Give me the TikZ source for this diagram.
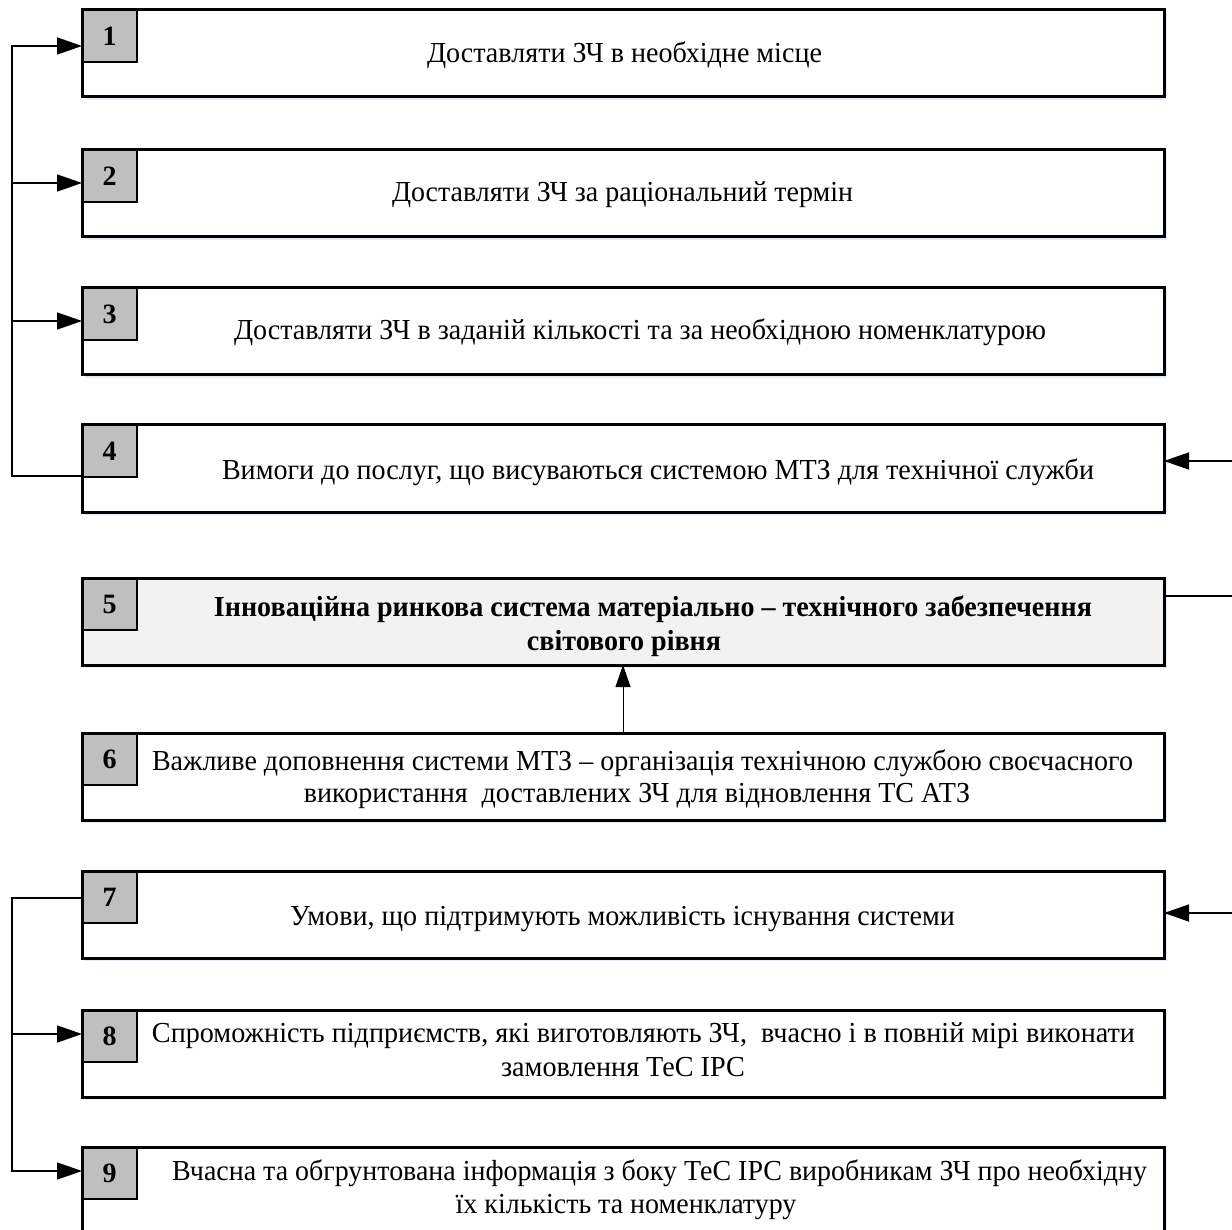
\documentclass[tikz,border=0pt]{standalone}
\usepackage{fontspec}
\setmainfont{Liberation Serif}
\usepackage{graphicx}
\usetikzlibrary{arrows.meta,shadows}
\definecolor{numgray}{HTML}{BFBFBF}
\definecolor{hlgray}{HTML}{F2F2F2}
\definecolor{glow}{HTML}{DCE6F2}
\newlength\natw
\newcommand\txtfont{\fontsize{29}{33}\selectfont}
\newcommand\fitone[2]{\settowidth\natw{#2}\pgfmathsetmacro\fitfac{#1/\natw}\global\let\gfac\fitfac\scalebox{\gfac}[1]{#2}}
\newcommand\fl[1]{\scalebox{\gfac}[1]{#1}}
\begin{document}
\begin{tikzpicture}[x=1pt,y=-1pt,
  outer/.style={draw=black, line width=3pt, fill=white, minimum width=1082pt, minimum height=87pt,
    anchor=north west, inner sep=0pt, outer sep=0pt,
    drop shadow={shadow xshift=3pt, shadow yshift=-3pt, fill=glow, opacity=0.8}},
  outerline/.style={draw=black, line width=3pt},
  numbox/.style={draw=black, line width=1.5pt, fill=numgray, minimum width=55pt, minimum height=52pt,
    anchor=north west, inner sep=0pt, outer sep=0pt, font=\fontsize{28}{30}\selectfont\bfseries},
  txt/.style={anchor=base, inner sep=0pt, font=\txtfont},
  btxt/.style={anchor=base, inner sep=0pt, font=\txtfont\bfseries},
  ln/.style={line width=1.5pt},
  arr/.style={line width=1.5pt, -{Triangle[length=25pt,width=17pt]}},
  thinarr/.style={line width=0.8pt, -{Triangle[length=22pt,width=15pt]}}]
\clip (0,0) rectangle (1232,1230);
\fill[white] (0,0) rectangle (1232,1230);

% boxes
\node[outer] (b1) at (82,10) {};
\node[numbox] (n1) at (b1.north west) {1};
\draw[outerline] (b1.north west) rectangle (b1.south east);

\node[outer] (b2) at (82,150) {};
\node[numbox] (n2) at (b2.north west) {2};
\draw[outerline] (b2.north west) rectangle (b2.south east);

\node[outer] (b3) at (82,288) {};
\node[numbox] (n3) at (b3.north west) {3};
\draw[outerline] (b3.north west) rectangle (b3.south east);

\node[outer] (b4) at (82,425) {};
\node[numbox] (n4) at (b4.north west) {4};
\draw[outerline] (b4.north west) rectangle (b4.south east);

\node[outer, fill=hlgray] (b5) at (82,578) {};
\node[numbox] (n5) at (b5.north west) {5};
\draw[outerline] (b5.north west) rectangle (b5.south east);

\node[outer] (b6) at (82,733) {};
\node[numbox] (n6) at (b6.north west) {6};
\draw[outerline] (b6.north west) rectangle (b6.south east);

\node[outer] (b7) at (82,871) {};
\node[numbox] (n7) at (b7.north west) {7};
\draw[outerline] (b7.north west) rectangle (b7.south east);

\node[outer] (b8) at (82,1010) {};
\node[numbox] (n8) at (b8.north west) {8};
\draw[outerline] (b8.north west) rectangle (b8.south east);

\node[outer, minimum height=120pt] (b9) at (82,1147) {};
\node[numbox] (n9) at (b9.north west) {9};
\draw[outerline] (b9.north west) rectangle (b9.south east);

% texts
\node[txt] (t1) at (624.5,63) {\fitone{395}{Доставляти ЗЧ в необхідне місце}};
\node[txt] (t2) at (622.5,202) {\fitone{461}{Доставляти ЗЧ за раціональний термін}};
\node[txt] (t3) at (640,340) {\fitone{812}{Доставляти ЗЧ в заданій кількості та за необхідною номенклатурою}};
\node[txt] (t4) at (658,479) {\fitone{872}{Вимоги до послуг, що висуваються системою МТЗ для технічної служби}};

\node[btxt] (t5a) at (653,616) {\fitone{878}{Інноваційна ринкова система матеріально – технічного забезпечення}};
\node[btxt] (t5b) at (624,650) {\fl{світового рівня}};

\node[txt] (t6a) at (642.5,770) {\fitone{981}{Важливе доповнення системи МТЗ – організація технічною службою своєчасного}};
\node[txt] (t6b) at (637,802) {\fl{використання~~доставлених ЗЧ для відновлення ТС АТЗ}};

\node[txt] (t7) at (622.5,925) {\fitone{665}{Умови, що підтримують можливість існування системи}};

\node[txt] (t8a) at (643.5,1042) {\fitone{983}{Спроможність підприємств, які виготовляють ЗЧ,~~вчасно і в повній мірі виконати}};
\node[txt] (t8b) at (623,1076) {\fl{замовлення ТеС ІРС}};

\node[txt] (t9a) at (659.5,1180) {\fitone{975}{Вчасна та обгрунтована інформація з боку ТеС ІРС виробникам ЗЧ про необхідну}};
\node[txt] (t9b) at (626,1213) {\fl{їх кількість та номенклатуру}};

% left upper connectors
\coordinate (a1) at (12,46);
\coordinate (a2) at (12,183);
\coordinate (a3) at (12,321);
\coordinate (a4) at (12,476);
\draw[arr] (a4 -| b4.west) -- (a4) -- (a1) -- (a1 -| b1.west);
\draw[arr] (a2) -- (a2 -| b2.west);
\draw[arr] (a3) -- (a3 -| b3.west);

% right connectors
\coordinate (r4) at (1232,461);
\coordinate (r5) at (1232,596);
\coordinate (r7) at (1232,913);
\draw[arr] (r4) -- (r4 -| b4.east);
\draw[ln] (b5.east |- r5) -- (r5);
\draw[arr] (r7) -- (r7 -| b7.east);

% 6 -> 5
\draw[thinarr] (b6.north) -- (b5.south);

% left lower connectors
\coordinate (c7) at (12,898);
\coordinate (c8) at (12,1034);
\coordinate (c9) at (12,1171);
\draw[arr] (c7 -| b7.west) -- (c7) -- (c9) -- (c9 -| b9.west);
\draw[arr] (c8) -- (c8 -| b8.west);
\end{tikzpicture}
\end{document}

§ What is expected:
Make an exact copy of the whole listing, but don't bring over any pictures.

§ Result below:
Give me the TikZ source for this diagram.
\documentclass[tikz,border=0pt]{standalone}
\usepackage{fontspec}
\setmainfont{Liberation Serif}
\usepackage{graphicx}
\usetikzlibrary{arrows.meta,shadows}
\definecolor{numgray}{HTML}{BFBFBF}
\definecolor{hlgray}{HTML}{F2F2F2}
\definecolor{glow}{HTML}{DCE6F2}
\newlength\natw
\newcommand\txtfont{\fontsize{29}{33}\selectfont}
\newcommand\fitone[2]{\settowidth\natw{#2}\pgfmathsetmacro\fitfac{#1/\natw}\global\let\gfac\fitfac\scalebox{\gfac}[1]{#2}}
\newcommand\fl[1]{\scalebox{\gfac}[1]{#1}}
\begin{document}
\begin{tikzpicture}[x=1pt,y=-1pt,
  outer/.style={draw=black, line width=3pt, fill=white, minimum width=1082pt, minimum height=87pt,
    anchor=north west, inner sep=0pt, outer sep=0pt,
    drop shadow={shadow xshift=3pt, shadow yshift=-3pt, fill=glow, opacity=0.8}},
  outerline/.style={draw=black, line width=3pt},
  numbox/.style={draw=black, line width=1.5pt, fill=numgray, minimum width=55pt, minimum height=52pt,
    anchor=north west, inner sep=0pt, outer sep=0pt, font=\fontsize{28}{30}\selectfont\bfseries},
  txt/.style={anchor=base, inner sep=0pt, font=\txtfont},
  btxt/.style={anchor=base, inner sep=0pt, font=\txtfont\bfseries},
  ln/.style={line width=1.5pt},
  arr/.style={line width=1.5pt, -{Triangle[length=25pt,width=17pt]}},
  thinarr/.style={line width=0.8pt, -{Triangle[length=22pt,width=15pt]}}]
\clip (0,0) rectangle (1232,1230);
\fill[white] (0,0) rectangle (1232,1230);

% boxes
\node[outer] (b1) at (82,10) {};
\node[numbox] (n1) at (b1.north west) {1};
\draw[outerline] (b1.north west) rectangle (b1.south east);

\node[outer] (b2) at (82,150) {};
\node[numbox] (n2) at (b2.north west) {2};
\draw[outerline] (b2.north west) rectangle (b2.south east);

\node[outer] (b3) at (82,288) {};
\node[numbox] (n3) at (b3.north west) {3};
\draw[outerline] (b3.north west) rectangle (b3.south east);

\node[outer] (b4) at (82,425) {};
\node[numbox] (n4) at (b4.north west) {4};
\draw[outerline] (b4.north west) rectangle (b4.south east);

\node[outer, fill=hlgray] (b5) at (82,578) {};
\node[numbox] (n5) at (b5.north west) {5};
\draw[outerline] (b5.north west) rectangle (b5.south east);

\node[outer] (b6) at (82,733) {};
\node[numbox] (n6) at (b6.north west) {6};
\draw[outerline] (b6.north west) rectangle (b6.south east);

\node[outer] (b7) at (82,871) {};
\node[numbox] (n7) at (b7.north west) {7};
\draw[outerline] (b7.north west) rectangle (b7.south east);

\node[outer] (b8) at (82,1010) {};
\node[numbox] (n8) at (b8.north west) {8};
\draw[outerline] (b8.north west) rectangle (b8.south east);

\node[outer, minimum height=120pt] (b9) at (82,1147) {};
\node[numbox] (n9) at (b9.north west) {9};
\draw[outerline] (b9.north west) rectangle (b9.south east);

% texts
\node[txt] (t1) at (624.5,63) {\fitone{395}{Доставляти ЗЧ в необхідне місце}};
\node[txt] (t2) at (622.5,202) {\fitone{461}{Доставляти ЗЧ за раціональний термін}};
\node[txt] (t3) at (640,340) {\fitone{812}{Доставляти ЗЧ в заданій кількості та за необхідною номенклатурою}};
\node[txt] (t4) at (658,479) {\fitone{872}{Вимоги до послуг, що висуваються системою МТЗ для технічної служби}};

\node[btxt] (t5a) at (653,616) {\fitone{878}{Інноваційна ринкова система матеріально – технічного забезпечення}};
\node[btxt] (t5b) at (624,650) {\fl{світового рівня}};

\node[txt] (t6a) at (642.5,770) {\fitone{981}{Важливе доповнення системи МТЗ – організація технічною службою своєчасного}};
\node[txt] (t6b) at (637,802) {\fl{використання~~доставлених ЗЧ для відновлення ТС АТЗ}};

\node[txt] (t7) at (622.5,925) {\fitone{665}{Умови, що підтримують можливість існування системи}};

\node[txt] (t8a) at (643.5,1042) {\fitone{983}{Спроможність підприємств, які виготовляють ЗЧ,~~вчасно і в повній мірі виконати}};
\node[txt] (t8b) at (623,1076) {\fl{замовлення ТеС ІРС}};

\node[txt] (t9a) at (659.5,1180) {\fitone{975}{Вчасна та обгрунтована інформація з боку ТеС ІРС виробникам ЗЧ про необхідну}};
\node[txt] (t9b) at (626,1213) {\fl{їх кількість та номенклатуру}};

% left upper connectors
\coordinate (a1) at (12,46);
\coordinate (a2) at (12,183);
\coordinate (a3) at (12,321);
\coordinate (a4) at (12,476);
\draw[arr] (a4 -| b4.west) -- (a4) -- (a1) -- (a1 -| b1.west);
\draw[arr] (a2) -- (a2 -| b2.west);
\draw[arr] (a3) -- (a3 -| b3.west);

% right connectors
\coordinate (r4) at (1232,461);
\coordinate (r5) at (1232,596);
\coordinate (r7) at (1232,913);
\draw[arr] (r4) -- (r4 -| b4.east);
\draw[ln] (b5.east |- r5) -- (r5);
\draw[arr] (r7) -- (r7 -| b7.east);

% 6 -> 5
\draw[thinarr] (b6.north) -- (b5.south);

% left lower connectors
\coordinate (c7) at (12,898);
\coordinate (c8) at (12,1034);
\coordinate (c9) at (12,1171);
\draw[arr] (c7 -| b7.west) -- (c7) -- (c9) -- (c9 -| b9.west);
\draw[arr] (c8) -- (c8 -| b8.west);
\end{tikzpicture}
\end{document}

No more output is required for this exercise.